Two weeks went by and nothing happened. A year went by, nothing. I had no work permits; all my money as a tourist I had already spent, ready to go back. I couldn’t get my ticket refunded back so I was essentially broke.

[You have received asylum] That must be a huge relief?
Oh my god. You have no idea, I cried. When my lawyer called me, a day after my birthday [he said,] “Leo, happy birthday! By the way I have something for you. Let me just read it for you.” I’m like ok what is it, I thought he was going to charge me another payment. He said, “Dear Mr. Rivera, you as of August 29th, 2015 have been granted asylum in the U.S.” Oh my god, when he said that to me I had tears in my eyes. Oh my God finally. I felt I could breathe. I was free.

You seem to have stayed very positive through all of this.
That I owe to my mom. She taught me from very little to always be optimistic. At times—I don’t think I am suicidal, I am not—but at times I got so depressed because you are only human, you feel it.

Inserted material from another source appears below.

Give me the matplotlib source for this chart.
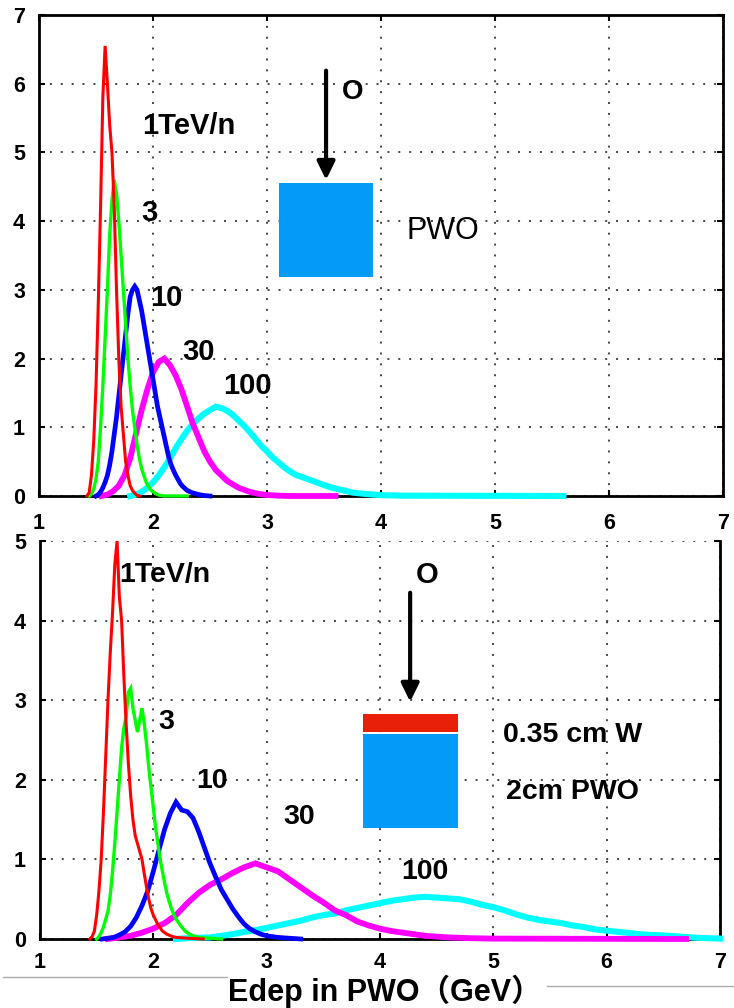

When I got to that point my mom’s voice in my head said, “No no, stay positive. You’re Leo Rivera you can do this.” And if that didn’t work there was always fashion. Shopping, if you look your best, you feel your best. So whatever happens, if the world ends, if you’re looking your best you can take on the world. One of the words of encouragement she’s always said to me is, “Elegante. Elegante hasta el final.” Elegant, elegant until the very end.